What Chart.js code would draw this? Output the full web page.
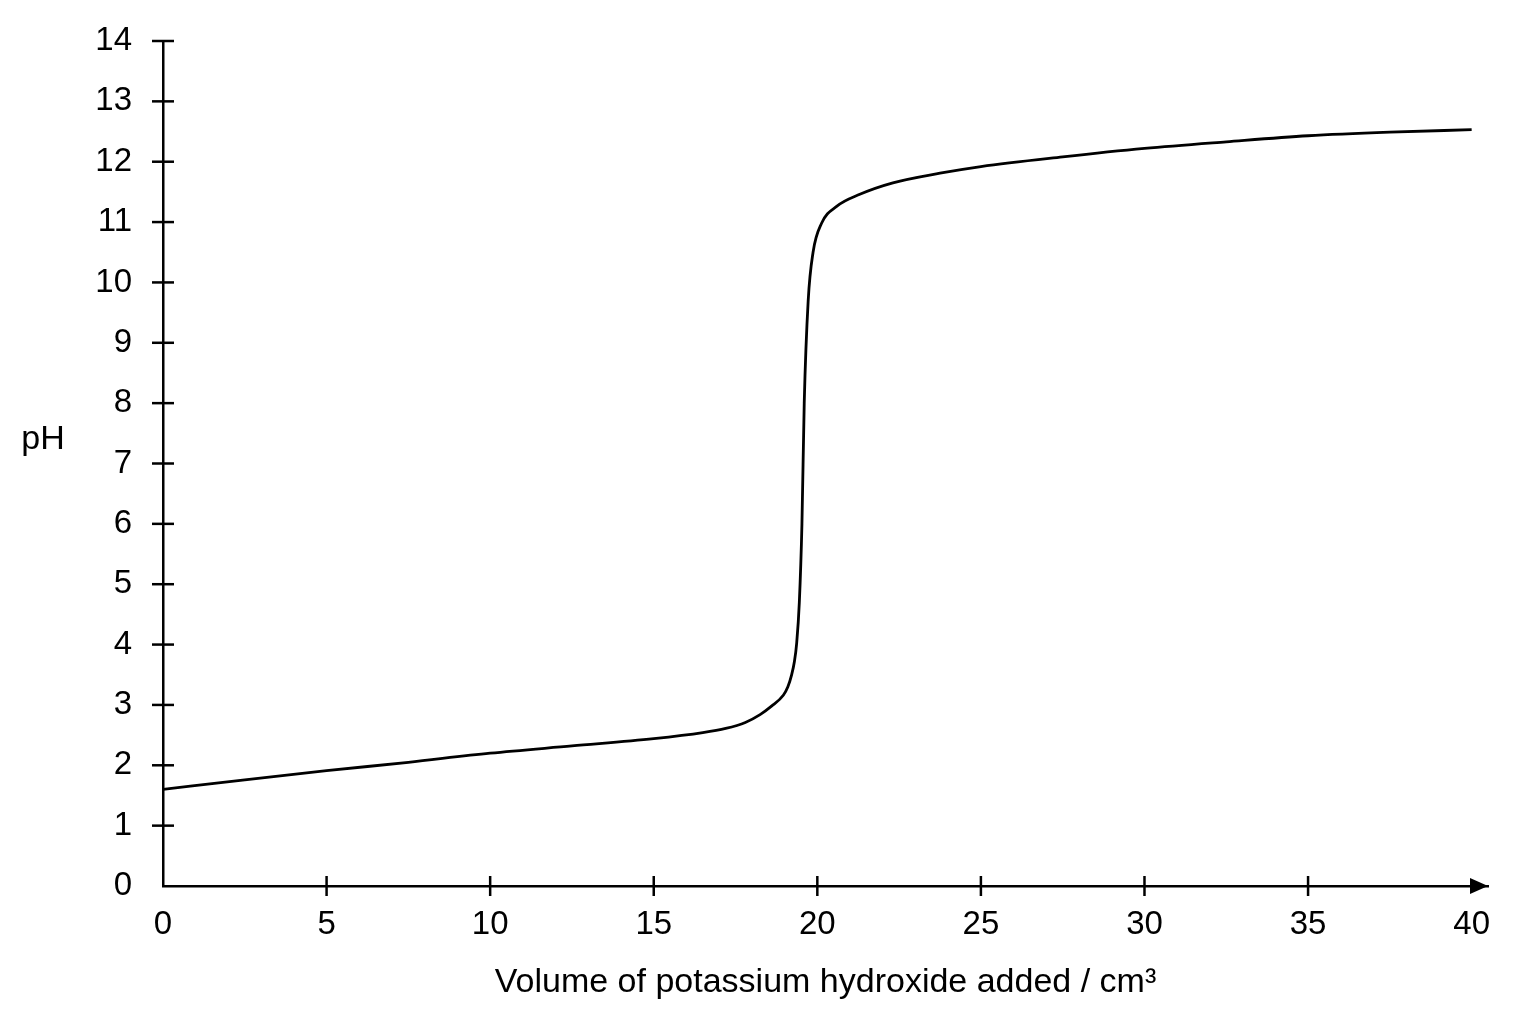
<!DOCTYPE html>
<html>
<head>
<meta charset="utf-8">
<script src="https://cdn.jsdelivr.net/npm/chart.js@4/dist/chart.umd.min.js"></script>
<style>
  html, body { margin: 0; padding: 0; background: #ffffff; }
  #wrap { width: 1536px; height: 1024px; }
</style>
</head>
<body>
<div id="wrap"><canvas id="c" width="1536" height="1024"></canvas></div>
<script>
// ---- data ----
const volumes = [0, 2.5, 5, 7.5, 10, 12.5, 15, 16.5, 17.2, 17.8, 18.25, 18.6, 18.96, 19.1, 19.21, 19.3, 19.37, 19.45, 19.53, 19.6, 19.72, 19.87, 20.13, 20.59, 21.3, 22.31, 23.75, 25, 27.5, 30, 32.5, 35, 37.5, 40];
const phValues = [1.60, 1.76, 1.91, 2.05, 2.20, 2.32, 2.44, 2.54, 2.61, 2.71, 2.84, 2.98, 3.16, 3.30, 3.49, 3.72, 4.03, 4.7, 6.0, 8.0, 9.69, 10.5, 10.98, 11.26, 11.46, 11.65, 11.81, 11.92, 12.08, 12.22, 12.33, 12.43, 12.49, 12.53];
const xTickValues = [0, 5, 10, 15, 20, 25, 30, 35, 40];
const yTickValues = [0, 1, 2, 3, 4, 5, 6, 7, 8, 9, 10, 11, 12, 13, 14];
const xTitle = 'Volume of potassium hydroxide added / cm³';
const yTitle = 'pH';

const FONT = "'Liberation Sans', Arial, sans-serif";

const points = volumes.map((v, i) => ({ x: v, y: phValues[i] }));

const axisDecor = {
  id: 'axisDecor',
  afterDraw(chart) {
    const ctx = chart.ctx;
    const xs = chart.scales.x, ys = chart.scales.y;
    const ca = chart.chartArea;
    const axisX = xs.getPixelForValue(0);
    const axisY = ys.getPixelForValue(0);
    ctx.save();
    ctx.strokeStyle = '#000';
    ctx.fillStyle = '#000';
    ctx.lineWidth = 2.5;
    // y ticks crossing the axis
    ys.ticks.forEach(t => {
      if (t.value === 0) return;
      const py = ys.getPixelForValue(t.value);
      ctx.beginPath();
      ctx.moveTo(axisX - 11, py);
      ctx.lineTo(axisX + 11, py);
      ctx.stroke();
    });
    // x ticks crossing the axis
    xs.ticks.forEach(t => {
      if (t.value === 0 || t.value === 40) return;
      const px = xs.getPixelForValue(t.value);
      ctx.beginPath();
      ctx.moveTo(px, axisY - 10);
      ctx.lineTo(px, axisY + 10);
      ctx.stroke();
    });
    // arrow head at the end of the x axis
    const tip = ca.right;
    ctx.beginPath();
    ctx.moveTo(tip, axisY);
    ctx.lineTo(tip - 18, axisY - 8);
    ctx.lineTo(tip - 18, axisY + 8);
    ctx.closePath();
    ctx.fill();
    // horizontal y-axis title
    ctx.font = "34px " + FONT;
    ctx.textAlign = 'center';
    ctx.textBaseline = 'middle';
    ctx.fillText(yTitle, 43, ys.getPixelForValue(7.4));
    ctx.restore();
  }
};

new Chart(document.getElementById('c'), {
  type: 'line',
  data: {
    datasets: [{
      data: points,
      borderColor: '#000',
      borderWidth: 2.8,
      pointRadius: 0,
      fill: false,
      cubicInterpolationMode: 'monotone'
    }]
  },
  options: {
    responsive: false,
    devicePixelRatio: 1,
    animation: false,
    layout: { padding: { top: 41, right: 48, left: 0, bottom: 0 } },
    plugins: { legend: { display: false }, tooltip: { enabled: false } },
    scales: {
      x: {
        type: 'linear',
        min: 0,
        max: 40.5,
        afterBuildTicks(scale) { scale.ticks = xTickValues.map(v => ({ value: v })); },
        afterFit(scale) { scale.height = 138; scale.paddingLeft = 0; scale.paddingRight = 0; },
        grid: { display: false, drawTicks: false },
        border: { display: true, color: '#000', width: 2.5 },
        ticks: { color: '#000', padding: 19, maxRotation: 0, autoSkip: false, font: { size: 33, family: FONT } },
        title: { display: true, text: xTitle, color: '#000', padding: { top: 0, bottom: 21 }, font: { size: 34, family: FONT } }
      },
      y: {
        type: 'linear',
        min: 0,
        max: 14,
        afterBuildTicks(scale) { scale.ticks = yTickValues.map(v => ({ value: v })); },
        afterFit(scale) { scale.width = 163; scale.paddingTop = 0; scale.paddingBottom = 0; },
        grid: { display: false, drawTicks: false },
        border: { display: true, color: '#000', width: 2.5 },
        ticks: { color: '#000', padding: 31, autoSkip: false, font: { size: 33, family: FONT } }
      }
    }
  },
  plugins: [axisDecor]
});
</script>
</body>
</html>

| STATED TASK |
Write out the lines from the start of the material to the line with "const points = volumes.map((v, i)", inclusive and exactly. Skip the pictures.

| EXPECTED ANSWER |
What Chart.js code would draw this? Output the full web page.
<!DOCTYPE html>
<html>
<head>
<meta charset="utf-8">
<script src="https://cdn.jsdelivr.net/npm/chart.js@4/dist/chart.umd.min.js"></script>
<style>
  html, body { margin: 0; padding: 0; background: #ffffff; }
  #wrap { width: 1536px; height: 1024px; }
</style>
</head>
<body>
<div id="wrap"><canvas id="c" width="1536" height="1024"></canvas></div>
<script>
// ---- data ----
const volumes = [0, 2.5, 5, 7.5, 10, 12.5, 15, 16.5, 17.2, 17.8, 18.25, 18.6, 18.96, 19.1, 19.21, 19.3, 19.37, 19.45, 19.53, 19.6, 19.72, 19.87, 20.13, 20.59, 21.3, 22.31, 23.75, 25, 27.5, 30, 32.5, 35, 37.5, 40];
const phValues = [1.60, 1.76, 1.91, 2.05, 2.20, 2.32, 2.44, 2.54, 2.61, 2.71, 2.84, 2.98, 3.16, 3.30, 3.49, 3.72, 4.03, 4.7, 6.0, 8.0, 9.69, 10.5, 10.98, 11.26, 11.46, 11.65, 11.81, 11.92, 12.08, 12.22, 12.33, 12.43, 12.49, 12.53];
const xTickValues = [0, 5, 10, 15, 20, 25, 30, 35, 40];
const yTickValues = [0, 1, 2, 3, 4, 5, 6, 7, 8, 9, 10, 11, 12, 13, 14];
const xTitle = 'Volume of potassium hydroxide added / cm³';
const yTitle = 'pH';

const FONT = "'Liberation Sans', Arial, sans-serif";

const points = volumes.map((v, i) => ({ x: v, y: phValues[i] }));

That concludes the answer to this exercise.